Fed officials simply don't use words such as "wholly unsatisfactory" to describe the economic outlook unless they are prepared to do something about it, and do it soon. Bernanke and his colleagues have hoped the outlook would brighten, but for months the leading economic indicators have signaled stagnation or even a downturn. With Congress unlikely to agree to any significant additional spending measures that might stimulate economic activity, pressure has been building on the Fed to act -- although the options are limited.

The internal opposition to buying up large quantities of bonds comes from a number of regional Federal Reserve Bank presidents, including Thomas J. Hoenig in Kansas City, Richard W. Fisher in Dallas, Charles I. Plosser in Philadelphia and Jeffrey M. Lacker in Richmond. In recent public statements, Fisher has argued that large scale asset purchases, or LSAPs, are not needed, would not lead to more job creation, and might cause excessive inflation later. 

Hoenig, the only one of the four with a vote on the Federal Open Market Committee this year, has dissented from the majority at all six regular meetings because he believes keeping the target for overnight rates very low for an extended period will lead to new investment bubbles and excessive inflation.

However, Bernanke's hand was strengthened last week by Senate confirmation of women to fill two of the three vacancies on the Fed Board. One of them, Janet L. Yellen , who is the new Fed vice chairman, has long been a supporter of action to lower unemployment. She was already on the FOMC as president of the San Francisco Fed, but was not in the voting rotation. The other new member, Sarah Bloom Raskin, was a banking regulator in Maryland, but it is very unlikely that she would oppose the Fed chairman at her first FOMC meeting.

Among the strongest recent arguments for LSAPs came not from a Fed official but from Adam Posen, an American economist at the Peterson Institute for International Economics in Washington who is also an "external" member of the Bank of England's Monetary Policy Committee -- that central bank's equivalent of the FOMC.

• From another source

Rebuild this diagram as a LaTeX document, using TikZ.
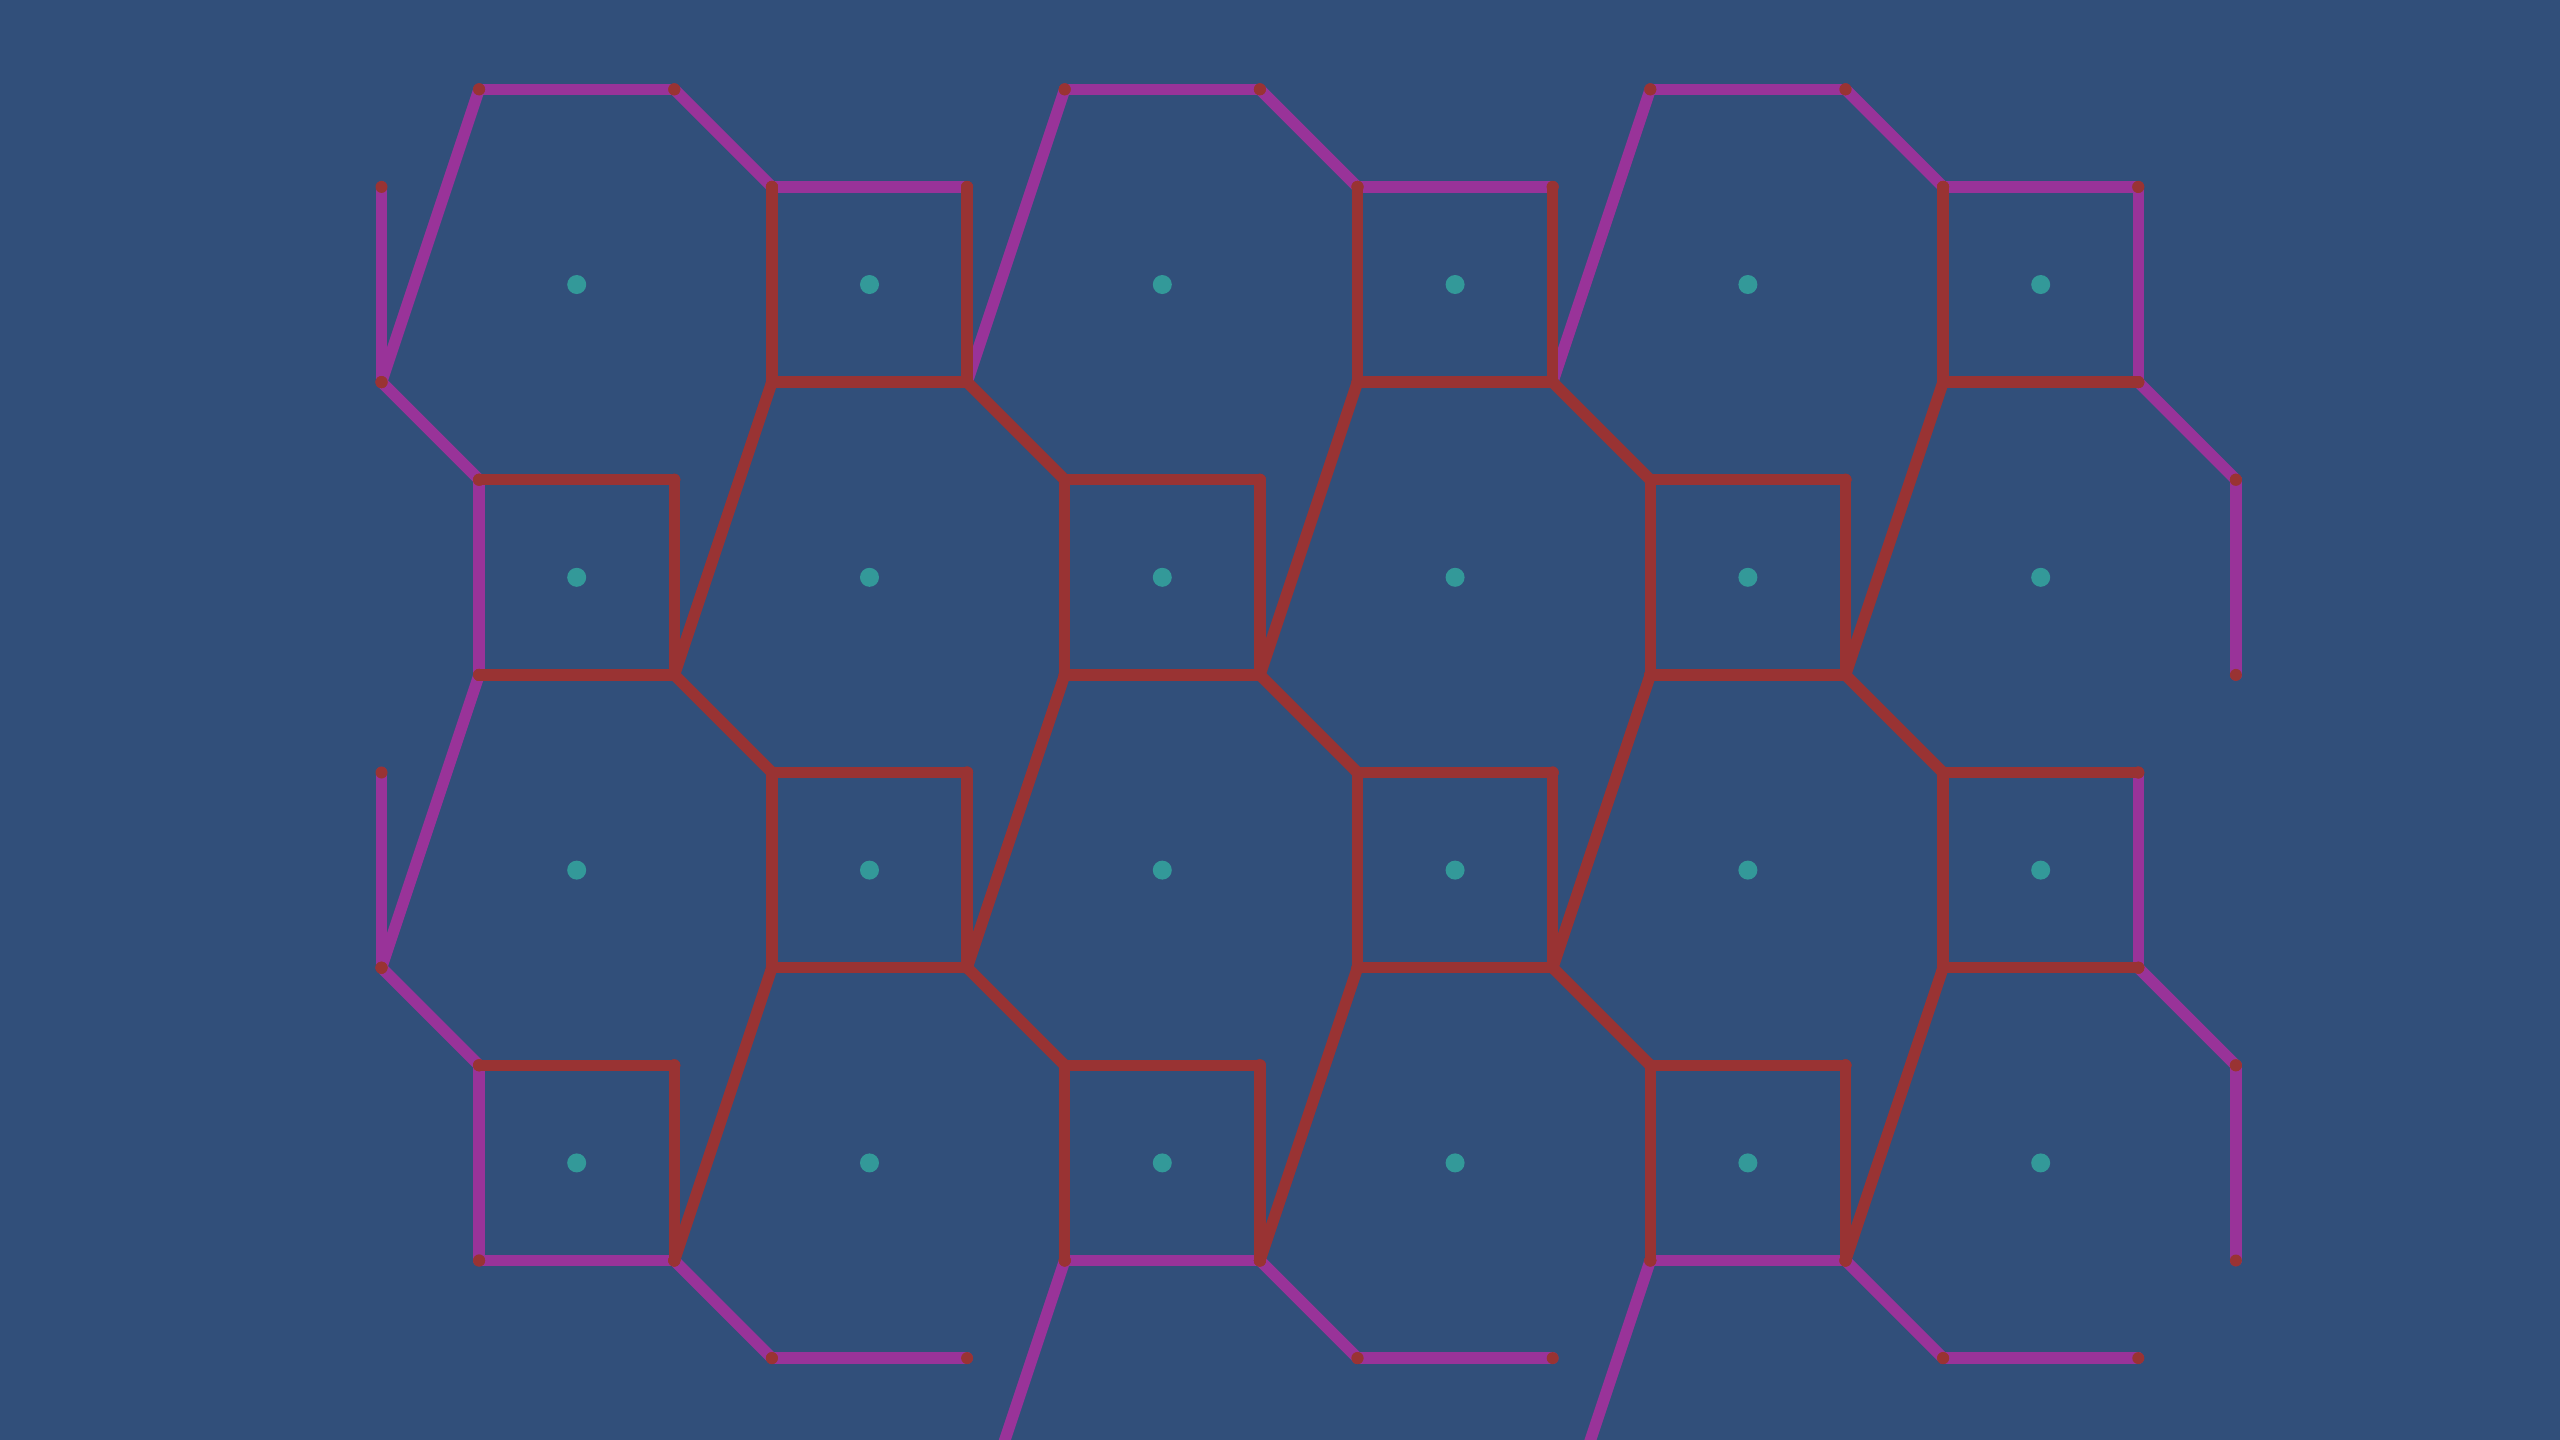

Posen, who has studied Japan's economic travails over the past two decades, when the collapse of a property price bubble brought on more than a decade of stagnant growth and deflation, said in a speech late last month that central banks--specifically the Bank of England and the Fed -- "should continue to be aggressive about promoting recovery" and "should not settle for weak growth out of misplaced fear of inflation."

Weighing the Risks
"The risks that I believe we face now are the far more serious ones of sustained low growth turning into a self-fulfilling prophecy," Posen said, warning, "Inaction by central banks could ratify decisions both by businesses to lastingly shrink the economy's productive capacity, and by investors to avoid risk and prefer cash. Those tendencies are already present, and insufficient monetary response is likely to worsen them."

Last year and early this year, the Fed bought $300 billion worth of Treasury securities and about $1.4 trillion in government- insured mortgage-backed securities and debt. The presumption is that all the new purchases will be Treasurys, which is the key reason that yields have tumbled in recent days. It is not known how aggressive Bernanke and his supporters may want the purchases to be.

Brian Sack, an executive vice president at the New York Fed, runs the Fed's open market desk, which would do the buying. In a speech this week, Sack both defended the likely positive impact on the economy from the purchases and said they would not disrupt the Treasury market. For one thing, with the large federal budget deficit, an additional $1.2 trillion worth of longer-term securities are expected to be issued over the next year.

As for what quantity a central bank should buy, Posen said they should keep buying until "we have clear indications that our policies are moving the desired variables--market interest rates, wages, output, employment and inflation expectations -- sufficiently and in the right directions on a sustained basis."